As I stated earlier, the number one goal was the extermination of the Jews, but there were a few setbacks that hindered the extermination process.  By killing every Jew right away risked, “Damaging Germany’s war effort.” (Forced Labor – B’nai B’rith Center).  Since Germany was suffering from severe manpower shortages, forced labor was a brilliant idea to the Germans.  Auschwitz was so large that it needed thousands of workers to run it and keep it going.  What better than to use the Jewish people, who were the main priority to exterminate anyways.  This process was a smart idea to get rid of them, without killing them all at once through mass genocide.  This was the smartest way to get rid of the Jews without damaging their war efforts any more.  There were many tactics they used to work the Jews to death at a slower rate.  Working them to the point where they cold barely move, where they were so weak from being so undernourished and working in the harshest of harshest conditions that they could hardly go on was the most common tactic and reason for death.  The workers were severely beaten, and subjected to many other cruel punishments and treatments that not one of us could even understand. “The conditions in the barracks were deplorable.  There was massive overcrowding, causing great discomfort and disease.  In some camps, including Auschwitz there were twice as many workers in barracks as health standards would have allowed.  There were maybe a few toilets per thousands of workers, and the result was the excrements would just cover the floor.” (Forced Labor – B’nai B’rith Center)  “Over 50% of the registered prisoners died as a result of starvation, labor that exceeds their physical capacity, the terror that raged in the camp, executions, the inhumane living conditions, disease and epidemics, punishment, torture, and criminal medical experiments.” (Auschwitz – The Concentration Camp).  “They were on a level below that of the slaves.” (The persecution-1)

I don’t know which is worse.  The life they had to endure while laboring or the fear they had to live in every day knowing they could be the next group to be taken to the gas chambers.  The laborers were literally worked to death, but being a forced laborer gave them the chance to spare their lives for a little bit longer.  If they were lucky they managed somehow to survive, and tell their story today.
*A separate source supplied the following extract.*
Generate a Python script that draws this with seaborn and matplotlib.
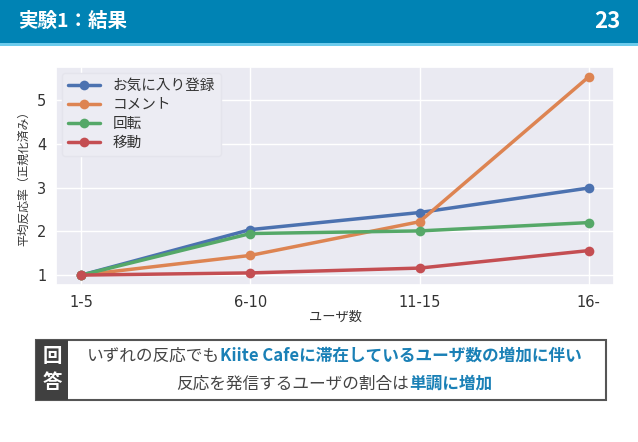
import matplotlib.pyplot as plt
import matplotlib.patches as mpatches
import pandas as pd
import seaborn as sns

# データ
groups = ['1-5', '6-10', '11-15', '16-']
favorite = [1.0, 2.04, 2.43, 2.99]
comment = [1.0, 1.45, 2.22, 5.53]
rotate = [1.0, 1.95, 2.01, 2.20]
move = [1.0, 1.05, 1.16, 1.56]
series_names = ['お気に入り登録', 'コメント', '回転', '移動']

sns.set_theme(style='darkgrid')
plt.rcParams['font.family'] = ['DejaVu Sans', 'Noto Sans CJK JP']
JP = ['Noto Sans CJK JP', 'DejaVu Sans']

rows = []
for name, vals in zip(series_names, [favorite, comment, rotate, move]):
    for g, v in zip(groups, vals):
        rows.append({'ユーザ数': g, '値': v, '反応': name})
df = pd.DataFrame(rows)

fig = plt.figure(figsize=(6.38, 4.42), dpi=100)
W, H = 638, 442

# ヘッダー
fig.patches.append(mpatches.Rectangle((0, 1 - 43 / H), 1, 43 / H, transform=fig.transFigure,
                                      facecolor='#0083b4', edgecolor='none', zorder=0))
fig.patches.append(mpatches.Rectangle((0, 1 - 46 / H), 1, 3 / H, transform=fig.transFigure,
                                      facecolor='#6ccbec', edgecolor='none', zorder=0))
fig.text(18 / W, 1 - 21 / H, '実験1：結果', color='white', fontsize=14, fontweight='bold',
         va='center', ha='left', family=JP)
fig.text(621 / W, 1 - 21 / H, '23', color='white', fontsize=16, fontweight='bold',
         va='center', ha='right', family=JP)

# グラフ
ax = fig.add_axes([56 / W, 1 - 285 / H, (614 - 56) / W, (285 - 67) / H])
sns.lineplot(data=df, x='ユーザ数', y='値', hue='反応', marker='o', markersize=7,
             markeredgewidth=0, linewidth=2.5, sort=False, ax=ax, palette='deep')
ax.set_yticks([1, 2, 3, 4, 5])
ax.tick_params(labelsize=10.5, pad=1, labelcolor='#333333')
ax.set_xlabel('ユーザ数', fontsize=9.5, family=JP, labelpad=1, color='#333333')
ax.set_ylabel('平均反応率（正規化済み）', fontsize=8.5, family=JP, labelpad=5, color='#333333')
leg = ax.legend(loc='upper left', prop={'family': JP, 'size': 10.5}, handlelength=2.2,
                labelspacing=0.35, borderaxespad=0.4, handletextpad=0.9,
                facecolor='#ececf3', edgecolor='#e4e4ec', framealpha=1)
for t in leg.get_texts():
    t.set_color('#333333')

# 回答ボックス
fig.patches.append(mpatches.Rectangle((36 / W, 1 - 400 / H), 570 / W, 60 / H,
                                      transform=fig.transFigure, facecolor='white',
                                      edgecolor='#555555', linewidth=1.5, zorder=1))
fig.patches.append(mpatches.Rectangle((36 / W, 1 - 400 / H), 32 / W, 60 / H,
                                      transform=fig.transFigure, facecolor='#404040',
                                      edgecolor='none', zorder=2))
fig.text(52 / W, 1 - 357 / H, '回', color='white', fontsize=14, fontweight='bold',
         ha='center', va='center', family=JP, zorder=3)
fig.text(52 / W, 1 - 382 / H, '答', color='white', fontsize=14, fontweight='bold',
         ha='center', va='center', family=JP, zorder=3)

line1 = [('いずれの反応でも', '#444444', 'normal'),
         ('Kiite Cafeに滞在しているユーザ数の増加に伴い', '#1a80b6', 'bold')]
line2 = [('反応を発信するユーザの割合は', '#444444', 'normal'),
         ('単調に増加', '#1a80b6', 'bold')]

renderer = fig.canvas.get_renderer()


def draw_line(parts, cx, cy):
    texts = []
    for s, c, w in parts:
        t = fig.text(0, 1 - cy / H, s, color=c, fontweight=w, fontsize=12,
                     va='center', ha='left', family=JP, zorder=3)
        texts.append(t)
    widths = [t.get_window_extent(renderer).width for t in texts]
    x = cx - sum(widths) / 2
    for t, w in zip(texts, widths):
        t.set_x(x / W)
        x += w


draw_line(line1, 334, 356)
draw_line(line2, 334, 384)

fig.savefig('out.png', dpi=100)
Auschwitz quickly became the largest concentration camp, composed of three different camps.  A camp so large means that you need the workers to staff it and keep it running.  This was a job only low enough for the Jews. The terrible conditions and the horrible jobs a forced laborer had to do made it nearly impossible for the imprisoned Jews to stay alive and somewhat healthy.  If they didn’t die from the horrible treatment and punishment they received, then they probably died from disease, or undernourishment.  Even though I think that the labor system within the concentration camps is highly overlooked and particularly misunderstood, integrating this topic into more subjects and by making it more known and learned about will help to educate more people on the importance on this topic.  My goal on this research was to personally learn more about the labor system in the concentration camps, especially Auschwitz, and also try and inform others about the importance of this issue and how highly it is overlooked.  It’s devastating to know that these are things that human beings are willing or persuaded to do by other human beings and actually succeed in following through with something so unthinkable making such a impression in history.  The Holocaust as a whole is a subject that will be studied in generations and generations to come.